## What to produce
Skip any picture you find and retype all the remaining lines exactly.
— Start —
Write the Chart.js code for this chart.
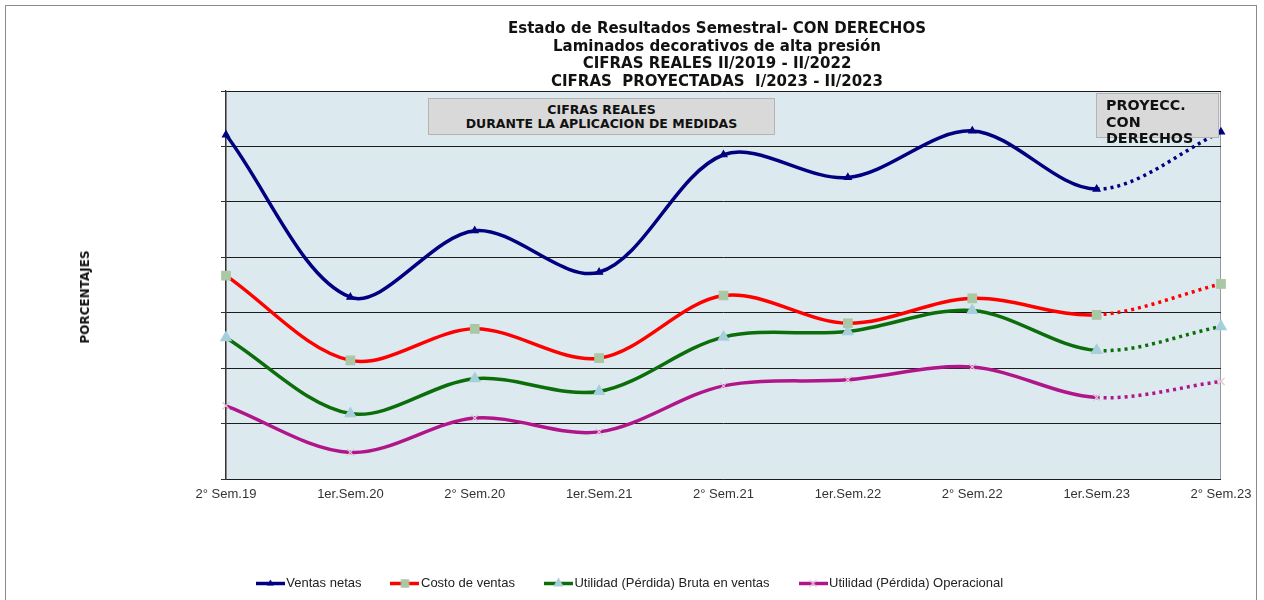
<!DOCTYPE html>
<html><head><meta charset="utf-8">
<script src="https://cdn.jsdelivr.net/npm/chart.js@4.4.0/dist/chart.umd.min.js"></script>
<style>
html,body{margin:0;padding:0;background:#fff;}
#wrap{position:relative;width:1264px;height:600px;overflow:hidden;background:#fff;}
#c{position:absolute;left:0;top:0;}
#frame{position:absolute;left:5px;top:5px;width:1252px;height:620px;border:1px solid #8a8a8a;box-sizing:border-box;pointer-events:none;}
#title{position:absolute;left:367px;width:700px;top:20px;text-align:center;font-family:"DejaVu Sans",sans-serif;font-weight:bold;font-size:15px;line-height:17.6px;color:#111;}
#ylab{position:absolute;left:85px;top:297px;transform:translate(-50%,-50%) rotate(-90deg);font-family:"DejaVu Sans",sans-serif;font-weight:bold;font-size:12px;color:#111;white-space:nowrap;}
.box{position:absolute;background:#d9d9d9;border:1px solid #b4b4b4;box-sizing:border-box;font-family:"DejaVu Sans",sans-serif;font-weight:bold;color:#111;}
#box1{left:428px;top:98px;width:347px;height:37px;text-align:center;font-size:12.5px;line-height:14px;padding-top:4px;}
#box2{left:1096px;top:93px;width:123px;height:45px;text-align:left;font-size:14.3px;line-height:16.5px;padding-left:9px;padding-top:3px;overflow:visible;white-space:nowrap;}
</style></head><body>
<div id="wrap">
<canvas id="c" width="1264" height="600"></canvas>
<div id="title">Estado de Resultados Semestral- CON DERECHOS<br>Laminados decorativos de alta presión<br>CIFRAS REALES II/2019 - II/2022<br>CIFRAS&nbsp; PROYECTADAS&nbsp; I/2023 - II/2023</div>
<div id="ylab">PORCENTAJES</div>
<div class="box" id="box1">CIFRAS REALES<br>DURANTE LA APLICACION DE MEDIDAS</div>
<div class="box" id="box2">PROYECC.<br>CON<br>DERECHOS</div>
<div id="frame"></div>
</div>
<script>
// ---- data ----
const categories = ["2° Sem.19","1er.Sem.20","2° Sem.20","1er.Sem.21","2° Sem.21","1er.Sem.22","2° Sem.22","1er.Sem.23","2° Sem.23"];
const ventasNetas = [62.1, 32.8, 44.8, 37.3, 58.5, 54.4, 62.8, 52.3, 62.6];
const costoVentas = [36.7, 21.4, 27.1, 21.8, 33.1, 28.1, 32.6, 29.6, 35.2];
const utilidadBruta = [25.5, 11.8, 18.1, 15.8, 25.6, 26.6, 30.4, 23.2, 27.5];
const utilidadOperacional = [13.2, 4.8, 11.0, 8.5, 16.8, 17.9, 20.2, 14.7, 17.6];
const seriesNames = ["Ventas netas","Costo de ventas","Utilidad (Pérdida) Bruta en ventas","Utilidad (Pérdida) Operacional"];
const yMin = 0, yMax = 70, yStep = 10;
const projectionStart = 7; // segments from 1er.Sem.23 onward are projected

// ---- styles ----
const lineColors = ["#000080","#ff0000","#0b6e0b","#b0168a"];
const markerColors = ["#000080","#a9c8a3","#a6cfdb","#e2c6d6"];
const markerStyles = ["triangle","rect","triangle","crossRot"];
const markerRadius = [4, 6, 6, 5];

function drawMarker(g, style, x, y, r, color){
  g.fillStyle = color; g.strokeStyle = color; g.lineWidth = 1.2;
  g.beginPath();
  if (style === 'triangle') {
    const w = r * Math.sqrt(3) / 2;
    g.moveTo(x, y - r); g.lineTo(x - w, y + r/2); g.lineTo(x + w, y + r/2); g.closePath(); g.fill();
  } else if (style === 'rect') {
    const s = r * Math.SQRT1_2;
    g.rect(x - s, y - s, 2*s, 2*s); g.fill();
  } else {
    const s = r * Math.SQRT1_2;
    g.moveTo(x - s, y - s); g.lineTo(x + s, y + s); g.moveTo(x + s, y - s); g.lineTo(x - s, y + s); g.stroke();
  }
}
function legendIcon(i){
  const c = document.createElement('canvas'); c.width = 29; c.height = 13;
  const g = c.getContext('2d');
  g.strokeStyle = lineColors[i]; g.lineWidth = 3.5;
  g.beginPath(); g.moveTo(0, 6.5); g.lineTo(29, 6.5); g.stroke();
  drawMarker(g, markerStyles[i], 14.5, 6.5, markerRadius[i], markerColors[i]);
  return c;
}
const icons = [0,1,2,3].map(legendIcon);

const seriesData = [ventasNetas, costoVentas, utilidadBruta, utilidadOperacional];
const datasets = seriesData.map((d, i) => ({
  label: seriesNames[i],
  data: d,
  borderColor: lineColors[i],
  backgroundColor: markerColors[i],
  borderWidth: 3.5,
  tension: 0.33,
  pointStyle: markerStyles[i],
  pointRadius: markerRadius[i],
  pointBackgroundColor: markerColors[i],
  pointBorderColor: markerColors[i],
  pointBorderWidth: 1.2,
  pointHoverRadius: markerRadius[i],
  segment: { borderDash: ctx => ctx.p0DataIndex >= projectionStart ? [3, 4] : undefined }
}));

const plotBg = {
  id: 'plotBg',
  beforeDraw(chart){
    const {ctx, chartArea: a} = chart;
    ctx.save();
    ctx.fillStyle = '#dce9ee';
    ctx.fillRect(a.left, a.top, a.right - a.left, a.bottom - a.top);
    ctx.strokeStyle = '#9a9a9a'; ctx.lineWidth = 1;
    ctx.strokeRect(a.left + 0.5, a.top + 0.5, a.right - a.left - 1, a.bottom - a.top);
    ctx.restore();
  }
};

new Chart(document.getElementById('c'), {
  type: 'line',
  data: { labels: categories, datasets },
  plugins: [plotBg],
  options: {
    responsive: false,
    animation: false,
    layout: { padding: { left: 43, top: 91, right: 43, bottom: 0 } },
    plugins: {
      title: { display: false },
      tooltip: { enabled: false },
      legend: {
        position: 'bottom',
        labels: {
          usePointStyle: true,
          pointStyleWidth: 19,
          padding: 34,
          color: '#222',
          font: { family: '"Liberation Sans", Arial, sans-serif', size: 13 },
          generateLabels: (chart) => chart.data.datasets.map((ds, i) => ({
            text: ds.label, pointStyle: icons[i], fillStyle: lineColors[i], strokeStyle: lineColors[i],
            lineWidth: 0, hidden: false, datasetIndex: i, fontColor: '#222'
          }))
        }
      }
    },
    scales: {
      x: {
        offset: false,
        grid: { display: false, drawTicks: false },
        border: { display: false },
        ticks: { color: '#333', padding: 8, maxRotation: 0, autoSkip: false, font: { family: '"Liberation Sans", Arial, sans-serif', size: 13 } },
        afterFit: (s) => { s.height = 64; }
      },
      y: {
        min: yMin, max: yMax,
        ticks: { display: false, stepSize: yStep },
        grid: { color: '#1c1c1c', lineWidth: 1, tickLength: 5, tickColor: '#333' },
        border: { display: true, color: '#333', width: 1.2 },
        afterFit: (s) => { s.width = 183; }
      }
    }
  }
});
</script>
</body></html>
— End —
## Solution below
Write the Chart.js code for this chart.
<!DOCTYPE html>
<html><head><meta charset="utf-8">
<script src="https://cdn.jsdelivr.net/npm/chart.js@4.4.0/dist/chart.umd.min.js"></script>
<style>
html,body{margin:0;padding:0;background:#fff;}
#wrap{position:relative;width:1264px;height:600px;overflow:hidden;background:#fff;}
#c{position:absolute;left:0;top:0;}
#frame{position:absolute;left:5px;top:5px;width:1252px;height:620px;border:1px solid #8a8a8a;box-sizing:border-box;pointer-events:none;}
#title{position:absolute;left:367px;width:700px;top:20px;text-align:center;font-family:"DejaVu Sans",sans-serif;font-weight:bold;font-size:15px;line-height:17.6px;color:#111;}
#ylab{position:absolute;left:85px;top:297px;transform:translate(-50%,-50%) rotate(-90deg);font-family:"DejaVu Sans",sans-serif;font-weight:bold;font-size:12px;color:#111;white-space:nowrap;}
.box{position:absolute;background:#d9d9d9;border:1px solid #b4b4b4;box-sizing:border-box;font-family:"DejaVu Sans",sans-serif;font-weight:bold;color:#111;}
#box1{left:428px;top:98px;width:347px;height:37px;text-align:center;font-size:12.5px;line-height:14px;padding-top:4px;}
#box2{left:1096px;top:93px;width:123px;height:45px;text-align:left;font-size:14.3px;line-height:16.5px;padding-left:9px;padding-top:3px;overflow:visible;white-space:nowrap;}
</style></head><body>
<div id="wrap">
<canvas id="c" width="1264" height="600"></canvas>
<div id="title">Estado de Resultados Semestral- CON DERECHOS<br>Laminados decorativos de alta presión<br>CIFRAS REALES II/2019 - II/2022<br>CIFRAS&nbsp; PROYECTADAS&nbsp; I/2023 - II/2023</div>
<div id="ylab">PORCENTAJES</div>
<div class="box" id="box1">CIFRAS REALES<br>DURANTE LA APLICACION DE MEDIDAS</div>
<div class="box" id="box2">PROYECC.<br>CON<br>DERECHOS</div>
<div id="frame"></div>
</div>
<script>
// ---- data ----
const categories = ["2° Sem.19","1er.Sem.20","2° Sem.20","1er.Sem.21","2° Sem.21","1er.Sem.22","2° Sem.22","1er.Sem.23","2° Sem.23"];
const ventasNetas = [62.1, 32.8, 44.8, 37.3, 58.5, 54.4, 62.8, 52.3, 62.6];
const costoVentas = [36.7, 21.4, 27.1, 21.8, 33.1, 28.1, 32.6, 29.6, 35.2];
const utilidadBruta = [25.5, 11.8, 18.1, 15.8, 25.6, 26.6, 30.4, 23.2, 27.5];
const utilidadOperacional = [13.2, 4.8, 11.0, 8.5, 16.8, 17.9, 20.2, 14.7, 17.6];
const seriesNames = ["Ventas netas","Costo de ventas","Utilidad (Pérdida) Bruta en ventas","Utilidad (Pérdida) Operacional"];
const yMin = 0, yMax = 70, yStep = 10;
const projectionStart = 7; // segments from 1er.Sem.23 onward are projected

// ---- styles ----
const lineColors = ["#000080","#ff0000","#0b6e0b","#b0168a"];
const markerColors = ["#000080","#a9c8a3","#a6cfdb","#e2c6d6"];
const markerStyles = ["triangle","rect","triangle","crossRot"];
const markerRadius = [4, 6, 6, 5];

function drawMarker(g, style, x, y, r, color){
  g.fillStyle = color; g.strokeStyle = color; g.lineWidth = 1.2;
  g.beginPath();
  if (style === 'triangle') {
    const w = r * Math.sqrt(3) / 2;
    g.moveTo(x, y - r); g.lineTo(x - w, y + r/2); g.lineTo(x + w, y + r/2); g.closePath(); g.fill();
  } else if (style === 'rect') {
    const s = r * Math.SQRT1_2;
    g.rect(x - s, y - s, 2*s, 2*s); g.fill();
  } else {
    const s = r * Math.SQRT1_2;
    g.moveTo(x - s, y - s); g.lineTo(x + s, y + s); g.moveTo(x + s, y - s); g.lineTo(x - s, y + s); g.stroke();
  }
}
function legendIcon(i){
  const c = document.createElement('canvas'); c.width = 29; c.height = 13;
  const g = c.getContext('2d');
  g.strokeStyle = lineColors[i]; g.lineWidth = 3.5;
  g.beginPath(); g.moveTo(0, 6.5); g.lineTo(29, 6.5); g.stroke();
  drawMarker(g, markerStyles[i], 14.5, 6.5, markerRadius[i], markerColors[i]);
  return c;
}
const icons = [0,1,2,3].map(legendIcon);

const seriesData = [ventasNetas, costoVentas, utilidadBruta, utilidadOperacional];
const datasets = seriesData.map((d, i) => ({
  label: seriesNames[i],
  data: d,
  borderColor: lineColors[i],
  backgroundColor: markerColors[i],
  borderWidth: 3.5,
  tension: 0.33,
  pointStyle: markerStyles[i],
  pointRadius: markerRadius[i],
  pointBackgroundColor: markerColors[i],
  pointBorderColor: markerColors[i],
  pointBorderWidth: 1.2,
  pointHoverRadius: markerRadius[i],
  segment: { borderDash: ctx => ctx.p0DataIndex >= projectionStart ? [3, 4] : undefined }
}));

const plotBg = {
  id: 'plotBg',
  beforeDraw(chart){
    const {ctx, chartArea: a} = chart;
    ctx.save();
    ctx.fillStyle = '#dce9ee';
    ctx.fillRect(a.left, a.top, a.right - a.left, a.bottom - a.top);
    ctx.strokeStyle = '#9a9a9a'; ctx.lineWidth = 1;
    ctx.strokeRect(a.left + 0.5, a.top + 0.5, a.right - a.left - 1, a.bottom - a.top);
    ctx.restore();
  }
};

new Chart(document.getElementById('c'), {
  type: 'line',
  data: { labels: categories, datasets },
  plugins: [plotBg],
  options: {
    responsive: false,
    animation: false,
    layout: { padding: { left: 43, top: 91, right: 43, bottom: 0 } },
    plugins: {
      title: { display: false },
      tooltip: { enabled: false },
      legend: {
        position: 'bottom',
        labels: {
          usePointStyle: true,
          pointStyleWidth: 19,
          padding: 34,
          color: '#222',
          font: { family: '"Liberation Sans", Arial, sans-serif', size: 13 },
          generateLabels: (chart) => chart.data.datasets.map((ds, i) => ({
            text: ds.label, pointStyle: icons[i], fillStyle: lineColors[i], strokeStyle: lineColors[i],
            lineWidth: 0, hidden: false, datasetIndex: i, fontColor: '#222'
          }))
        }
      }
    },
    scales: {
      x: {
        offset: false,
        grid: { display: false, drawTicks: false },
        border: { display: false },
        ticks: { color: '#333', padding: 8, maxRotation: 0, autoSkip: false, font: { family: '"Liberation Sans", Arial, sans-serif', size: 13 } },
        afterFit: (s) => { s.height = 64; }
      },
      y: {
        min: yMin, max: yMax,
        ticks: { display: false, stepSize: yStep },
        grid: { color: '#1c1c1c', lineWidth: 1, tickLength: 5, tickColor: '#333' },
        border: { display: true, color: '#333', width: 1.2 },
        afterFit: (s) => { s.width = 183; }
      }
    }
  }
});
</script>
</body></html>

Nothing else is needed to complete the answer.